The crop’s sensitive growing patterns are compounded by its labor-intensive harvest. Many chile varieties still need to be handpicked, and the number of people willing to do the minimum-wage fieldwork is shrinking. For the last few years, Grajeda has contracted with workers from Mexico, and pays them above New Mexico’s minimum wage of $12 an hour. “It’s been a big difference from when I was younger and I saw everyone helping out,” he said. “Now, nobody in the local town wants to do the work.”

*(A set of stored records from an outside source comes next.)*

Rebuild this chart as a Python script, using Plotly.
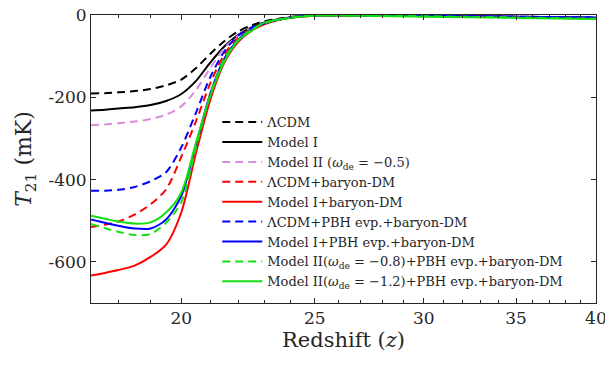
import plotly.graph_objects as go

z = [17.2, 17.6, 18.0, 18.5, 19.0, 19.5, 20.0, 20.5, 21.0, 21.5, 22.0, 22.5, 23.0, 24.0, 25.0, 27.0, 30.0, 35.0, 40.0]

lcdm = [-191, -190, -188, -185, -180, -171, -157, -129, -94, -63, -40, -25, -15, -5, -1, -1, -2, -5, -7]
model1 = [-232, -230, -227, -224, -219, -209, -192, -160, -115, -76, -48, -30, -18, -6, -1, -1, -2, -5, -7]
model2 = [-268, -266, -263, -259, -253, -242, -222, -182, -128, -80, -50, -31, -19, -6, -1, -1, -2, -4, -6]
lcdm_bdm = [-515, -510, -502, -485, -460, -424, -345, -258, -165, -95, -55, -33, -20, -6, -1, -1, -2, -4, -7]
model1_bdm = [-633, -627, -620, -609, -588, -558, -480, -335, -205, -115, -65, -38, -22, -7, -2, -1, -2, -5, -8]
lcdm_pbh = [-427, -427, -425, -418, -404, -382, -322, -237, -150, -88, -50, -30, -18, -6, -1, -1, -2, -4, -6]
model1_pbh = [-497, -505, -512, -519, -519, -497, -440, -315, -190, -105, -60, -35, -20, -6, -1, -1, -2, -4, -6]
model2_08 = [-508, -518, -527, -535, -532, -505, -455, -322, -192, -106, -60, -35, -20, -6, -1, -1, -3, -6, -9]
model2_12 = [-488, -495, -502, -507, -504, -480, -432, -310, -195, -112, -62, -38, -18, -7, -2, -2, -4, -7, -10]

names = [
    "ΛCDM",
    "Model I",
    "Model II (<i>ω</i><sub>de</sub> = −0.5)",
    "ΛCDM+baryon-DM",
    "Model I+baryon-DM",
    "ΛCDM+PBH evp.+baryon-DM",
    "Model I+PBH evp.+baryon-DM",
    "Model II(<i>ω</i><sub>de</sub> = −0.8)+PBH evp.+baryon-DM",
    "Model II(<i>ω</i><sub>de</sub> = −1.2)+PBH evp.+baryon-DM",
]
series = [lcdm, model1, model2, lcdm_bdm, model1_bdm, lcdm_pbh, model1_pbh, model2_08, model2_12]
colors = ["#000000", "#000000", "#D98CD9", "#FF0000", "#FF0000", "#0000FF", "#0000FF", "#12E012", "#12E012"]
dashes = ["8px,5px", "solid", "8px,5px", "8px,5px", "solid", "8px,5px", "solid", "8px,5px", "solid"]

x_ticks = [20, 25, 30, 35, 40]
x_minor = [18, 19, 21, 22, 23, 24, 26, 27, 28, 29, 31, 32, 33, 34, 36, 37, 38, 39]
y_ticks = [0, -200, -400, -600]
y_ticktext = ["0", "-200", "-400", "-600"]

fig = go.Figure()
for name, ys, c, d in zip(names, series, colors, dashes):
    fig.add_trace(go.Scatter(x=z, y=ys, mode="lines", name=name,
                             line=dict(color=c, dash=d, width=2, shape="spline", smoothing=0.8)))

axis_color = "#262626"
font = "DejaVu Serif"
fig.update_layout(
    width=605, height=366,
    margin=dict(l=91, r=9, t=15, b=63),
    paper_bgcolor="white", plot_bgcolor="white",
    font=dict(family=font, size=17, color="#262626"),
    legend=dict(x=0.25, y=0.68, xanchor="left", yanchor="top",
                bgcolor="rgba(255,255,255,0)", font=dict(size=13, color="#262626"),
                tracegroupgap=0, itemwidth=40),
    showlegend=True,
)
fig.update_xaxes(
    type="log", range=[1.2355, 1.60215],
    tickvals=x_ticks, ticktext=[str(v) for v in x_ticks],
    ticks="inside", ticklen=5, tickcolor=axis_color,
    ticklabeloverflow="allow", automargin=False,
    minor=dict(tickvals=x_minor, ticks="inside", ticklen=3, tickcolor=axis_color),
    showline=True, linecolor=axis_color, linewidth=1, mirror="ticks",
    showgrid=False, zeroline=False,
    title=dict(text="Redshift (<i>z</i>)", font=dict(size=21), standoff=4),
)
fig.update_yaxes(
    range=[-700, 0],
    tickvals=y_ticks, ticktext=y_ticktext,
    ticks="inside", ticklen=5, tickcolor=axis_color,
    automargin=False,
    showline=True, linecolor=axis_color, linewidth=1, mirror="ticks",
    showgrid=False, zeroline=False,
    title=dict(text="<i>T</i><sub>21</sub> (mK)", font=dict(size=22), standoff=10),
)

fig.write_html("out.html")
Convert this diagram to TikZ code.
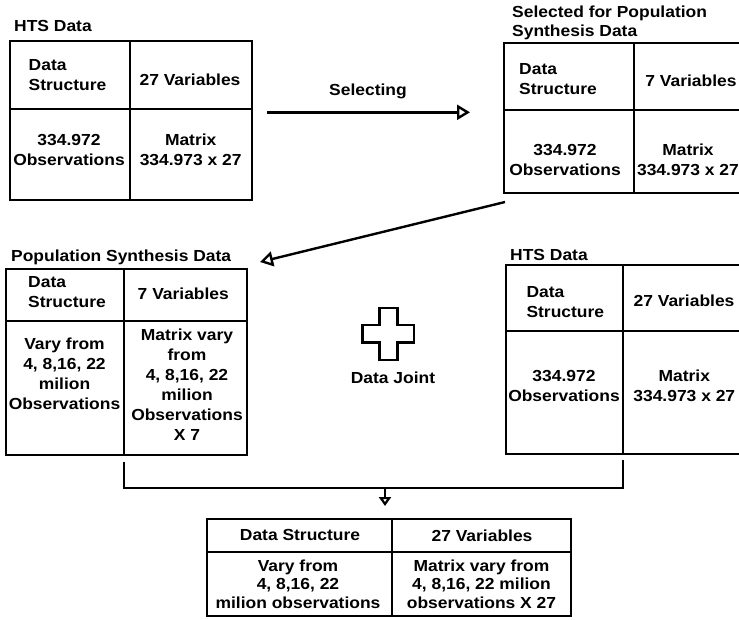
\documentclass[tikz,border=0pt]{standalone}
\usepackage{fontspec}
\setmainfont{Liberation Sans}[FakeStretch=1.09]
\usetikzlibrary{arrows.meta,fit}
\newcommand\ftext{\fontsize{16}{20}\selectfont\bfseries}
\newcommand\ftextE{\fontsize{16}{18.3}\selectfont\bfseries}
\tikzset{
  tbl/.style={draw, line width=2.8pt, inner sep=0pt},
  tline/.style={line width=2.8pt},
  txt/.style={inner sep=0pt, align=center, font=\ftext},
  txtl/.style={inner sep=0pt, align=left, font=\ftext},
  txte/.style={inner sep=0pt, align=center, font=\ftextE},
  ttl/.style={inner sep=0pt, anchor=base west, font=\ftext},
  conn/.style={line width=2.4pt},
  bigarrow/.style={conn, -{Triangle[open, length=13pt, width=15pt, line width=2.4pt]}},
  smallarrow/.style={line width=2.2pt, -{Triangle[open, length=9pt, width=12pt, line width=2.2pt]}},
}
\begin{document}
\begin{tikzpicture}[x=1pt, y=-1pt]
\useasboundingbox (0,0) rectangle (739,619);

% ---------- Table A (top-left) ----------
\node[ttl] (tA) at (14,31.7) {HTS Data};
\node[tbl, fit={(10,41) (252,200)}] (A) {};
\draw[tline] (130,41) -- (130,200);
\draw[tline] (10,109) -- (252,109);
\node[txtl] (a1) at (67.5,75) {Data\\Structure};
\node[txt] (a2) at (190,80.2) {27 Variables};
\node[txt] (a3) at (69,150.2) {334.972\\Observations};
\node[txt] (a4) at (190.7,150.2) {Matrix\\334.973 x 27};

% ---------- Table B (top-right) ----------
\node[ttl] (tB1) at (512,17.5) {Selected for Population};
\node[ttl] (tB2) at (512,36) {Synthesis Data};
\node[tbl, fit={(504,43) (748,193)}] (B) {};
\draw[tline] (634,43) -- (634,193);
\draw[tline] (504,110) -- (748,110);
\node[txtl] (b1) at (558,79.2) {Data\\Structure};
\node[txt] (b2) at (691,81.2) {7 Variables};
\node[txt] (b3) at (565,160.2) {334.972\\Observations};
\node[txt] (b4) at (688,160.2) {Matrix\\334.973 x 27};

% ---------- Table C (middle-left) ----------
\node[ttl] (tC) at (11,261.5) {Population Synthesis Data};
\node[tbl, fit={(6,269) (247,455)}] (C) {};
\draw[tline] (124,269) -- (124,455);
\draw[tline] (6,321) -- (247,321);
\node[txtl] (c1) at (67,292.5) {Data\\Structure};
\node[txt] (c2) at (183.3,293.5) {7 Variables};
\node[txt] (c3) at (64.5,374.2) {Vary from\\4, 8,16, 22\\milion\\Observations};
\node[txt] (c4) at (187,384.2) {Matrix vary\\from\\4, 8,16, 22\\milion\\Observations\\X 7};

% ---------- Table D (middle-right) ----------
\node[ttl] (tD) at (510,260) {HTS Data};
\node[tbl, fit={(506,265) (748,454)}] (D) {};
\draw[tline] (623,265) -- (623,454);
\draw[tline] (506,331) -- (748,331);
\node[txtl] (d1) at (565.3,302.5) {Data\\Structure};
\node[txt] (d2) at (684,300.8) {27 Variables};
\node[txt] (d3) at (564,386.2) {334.972\\Observations};
\node[txt] (d4) at (684.3,386.2) {Matrix\\334.973 x 27};

% ---------- Table E (bottom) ----------
\node[tbl, fit={(207,519) (571,616)}] (E) {};
\draw[tline] (392,519) -- (392,616);
\draw[tline] (207,552) -- (571,552);
\node[txt] (e1) at (300,535.4) {Data Structure};
\node[txt] (e2) at (482,535.4) {27 Variables};
\node[txte] (e3) at (298,584.2) {Vary from\\4, 8,16, 22\\milion observations};
\node[txte] (e4) at (481.5,584.2) {Matrix vary from\\4, 8,16, 22 milion\\observations X 27};

% ---------- Plus sign ----------
\draw[line width=2.5pt] (379.3,308) -- (397.3,308) -- (397.3,325) -- (414,325)
  -- (414,342.7) -- (397.3,342.7) -- (397.3,360) -- (379.3,360) -- (379.3,342.7)
  -- (362.7,342.7) -- (362.7,325) -- (379.3,325) -- cycle;
\node[txt, anchor=base] (dj) at (393,383) {Data Joint};

% ---------- Connectors ----------
\node[txt, anchor=base] (sel) at (368,95.7) {Selecting};
\coordinate (s1) at (267,112.3);
\coordinate (s2) at (470,112.3);
\draw[bigarrow] (s1) -- (s2);

\coordinate (g1) at (505,202);
\coordinate (g2) at (260,262);
\draw[bigarrow] (g1) -- (g2);

\coordinate (jl) at (124,462);
\coordinate (jr) at (623,460);
\coordinate (jm) at (385,488);
\coordinate (je) at (385,506);
\draw[line width=2.6pt] (jl) -- (124,488) -- (623,488) -- (jr);
\draw[smallarrow] (jm) -- (je);
\end{tikzpicture}
\end{document}
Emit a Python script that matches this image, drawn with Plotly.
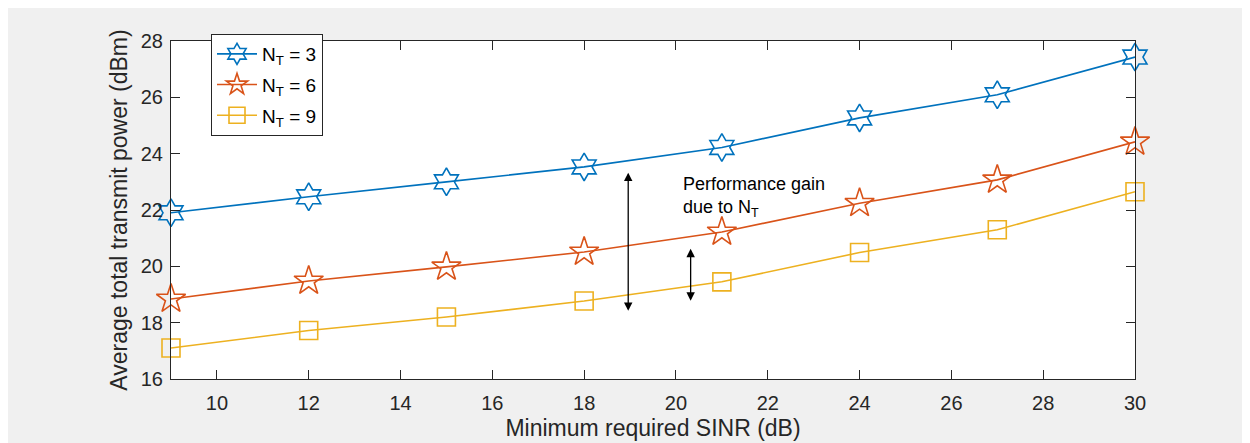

Mechanical destemming has existed in the pepper industry for many years and currently harvests some varieties of red chiles. But many machine harvest techniques common in other agricultural sectors are still unreliable for chile peppers. It was less expensive to pay for people to handpick the crop when mechanical destemming was first introduced, says Dr. Stephanie Walker, a New Mexico State University vegetable extension specialist. “At the time, [mechanical destemming] just wasn’t economically viable, but times have changed,” as wages rise for workers in the field, she said.
Much of the harvest process for red chiles used in sriracha, however, is still difficult to accomplish mechanically because the crop grows low to the ground and sporadically on the plant, Walker says. The industry has come a long way in developing mechanization techniques, but is “still not quite there yet,” she says.
In the meantime, growers have to take each year as it comes. So far this season, Grajeda has more water supply, but bouts of excessive heat and even hail are damaging some of the harvest.
“It’s been an up-and-down year so far,” he said. “We’re pretty much having to leave at least a quarter of the chile on the plant because it’s just no good.”